ROSSINI Petite Messe solennelle

Rossini’s Mass with the eight voices it demands

Record and Artist Details

Composer or Director: Gioachino Rossini

Genre:

Vocal

Label: Carus

Media Format: CD or Download

Media Runtime: 78

Mastering:

DDD

Catalogue Number: CARUS83 406

83.406 ROSSINI Petite Messe solennelle Tonu Kaljuste

Tracks:

Composition Artist Credit
Petite messe solennelle Gioachino Rossini, Composer
Andrea Lauren Brown, Soprano
Andreas Grasle, Harmonium
Dominik Wörner, Bass
Georg Poplutz, Tenor
Gioachino Rossini, Composer
Jonathan de la Paz Zaens, Bass
Michael Feyfar, Tenor
Sarah Wegener, Soprano
Simon Bucher, Piano
Tõnu Kaljuste, Conductor
Ulrike Andersen, Alto
Ulrike Bartsch, Alto
More than 40 years have passed since Wolfgang Sawallisch directed a well-nigh perfect realisation of this most original of Mass settings live in the monastery church of Baumburg in southern Germany. (The Eurodisc recording is long gone but the ZDF TV broadcast recently surfaced on YouTube.) Numerous recordings have appeared since 1972, none entirely satisfactory. In such times, all one can do is wait and witness. The good news is that the wait may be partly over.

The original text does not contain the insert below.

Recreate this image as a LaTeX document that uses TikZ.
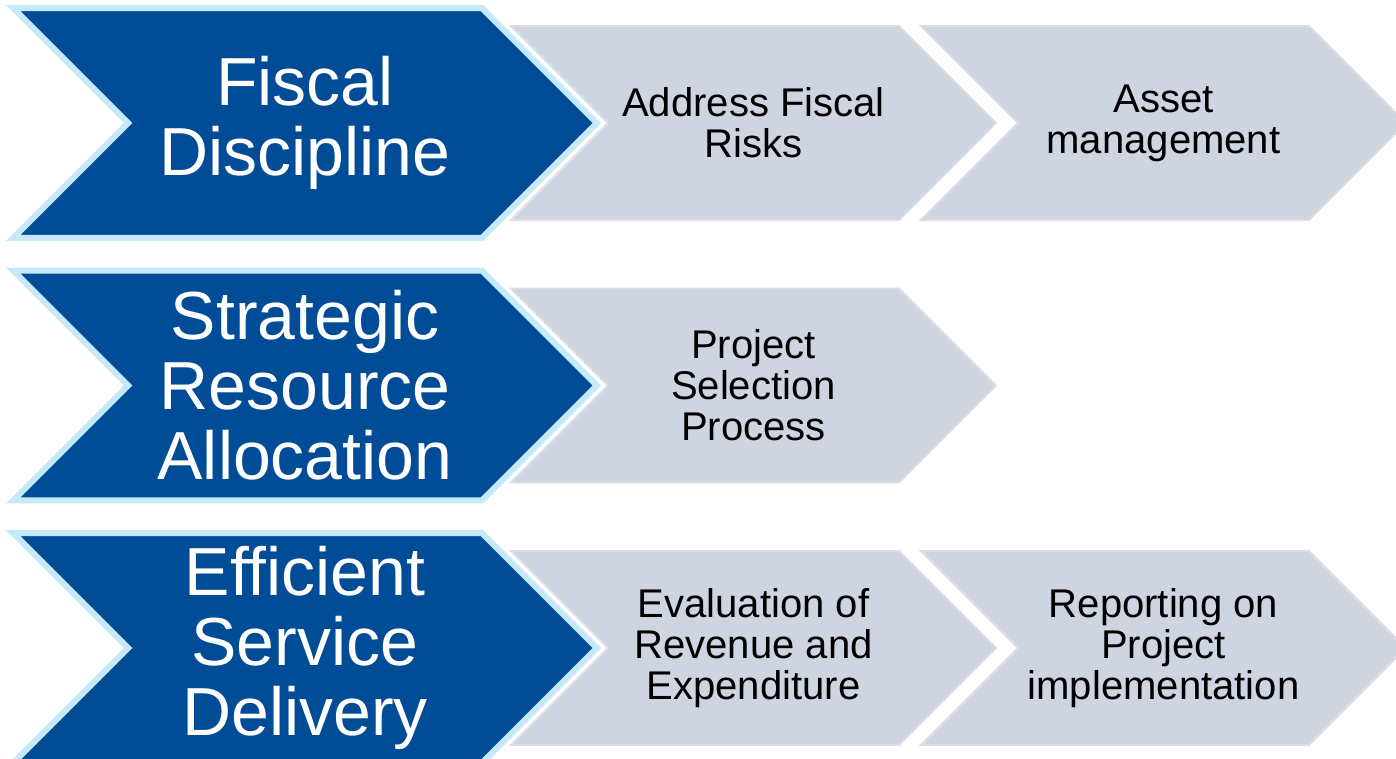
\documentclass[tikz,border=0pt]{standalone}
\usepackage{fontspec}
\setmainfont{Liberation Sans}
\usetikzlibrary{shapes.symbols}
\definecolor{goalblue}{HTML}{004C97}
\definecolor{goalrim}{HTML}{C6E9FA}
\definecolor{taskgray}{HTML}{CFD4E1}
\definecolor{taskrim}{HTML}{D9DDE6}

\begin{document}
\begin{tikzpicture}[x=0.02cm, y=-0.02cm]
\tikzset{
  goal/.style={shape=signal, signal from=west, signal to=east, fill=goalblue, draw=goalrim,
    line width=3.4pt, minimum width=11.68cm, minimum height=4.6cm, inner sep=0pt,
    text=white, align=center, font=\fontsize{38.7}{39.8}\selectfont},
  task/.style={shape=signal, signal from=west, signal to=east, fill=taskgray, draw=taskrim,
    line width=1.1pt, minimum width=9.7cm, minimum height=3.88cm, inner sep=0pt,
    align=center, font=\fontsize{22.8}{23.3}\selectfont}
}
\useasboundingbox (0, 0) rectangle (1396, 759);
\node[goal] (fiscal) at (305, 123) {Fiscal\\Discipline};
\node[task] (risks) at (753.5, 123) {Address Fiscal\\Risks};
\node[task] (assets) at (1163.5, 123) {Asset\\management};
\node[goal] (strategic) at (305, 385.5) {Strategic\\Resource\\Allocation};
\node[task] (selection) at (753.5, 385.5) {Project\\Selection\\Process};
\node[goal] (efficient) at (305, 648) {Efficient\\Service\\Delivery};
\node[task] (evaluation) at (753.5, 648) {Evaluation of\\Revenue and\\Expenditure};
\node[task] (reporting) at (1163.5, 648) {Reporting on\\Project\\implementation};
\end{tikzpicture}
\end{document}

Rossini wrote the Messe for an eight-voice chorus. Any performance which uses more is dead in the water. The Kirchheimer Vokal-Consort deploys a double quartet which catches well the limpidity and piquancy of Rossini’s vocal writing, its courtly ease of utterance and its rigour. Director Tõnu Kaljuste’s forward-pressing tempi provide an element of urgency that acts both viscerally and spiritually. The Rossinian sense of joy is palpable yet the performance also etches in that undertow of anguish (‘There is more faith in honest doubt’, as Rossini’s contemporary Tennyson put it) which underpins long sections of the Messe. The drive of pianist Simon Bucher, along with his sensitivity as an accompanist and his exquisite rendering of the ‘Prélude religieux’, are also integral to the performance’s success. I cannot recall this aspect of the work being better realised, even by Sawallisch.

Rossini set posterity a problem by writing powerful but intimate solo numbers for four of the Paris Opéra’s finest young voices. Sawallisch’s LP- and TV-funded recording was able to deploy a near-perfect quartet. The new performance draws its soloists from within the vocal octet, a high-risk strategy which is not unsuccessful in practice. The only (predictable) stumbling blocks are the tenor air ‘Domine Deus’, which Rossini wrote for the supremely elegant Italo Gardoni, a celebrated Comte Ory, and the ‘Quoniam’, which he wrote for the great Belgian bass Luigi Agnesi. Elsewhere the solo work is sensitive and assured, often fine. The mezzo Ulrike Andersen is superb in the concluding ‘Agnus Dei’, where the superlative Carus recording places the attendant choral septet at a distance that is as haunting as it is discreet.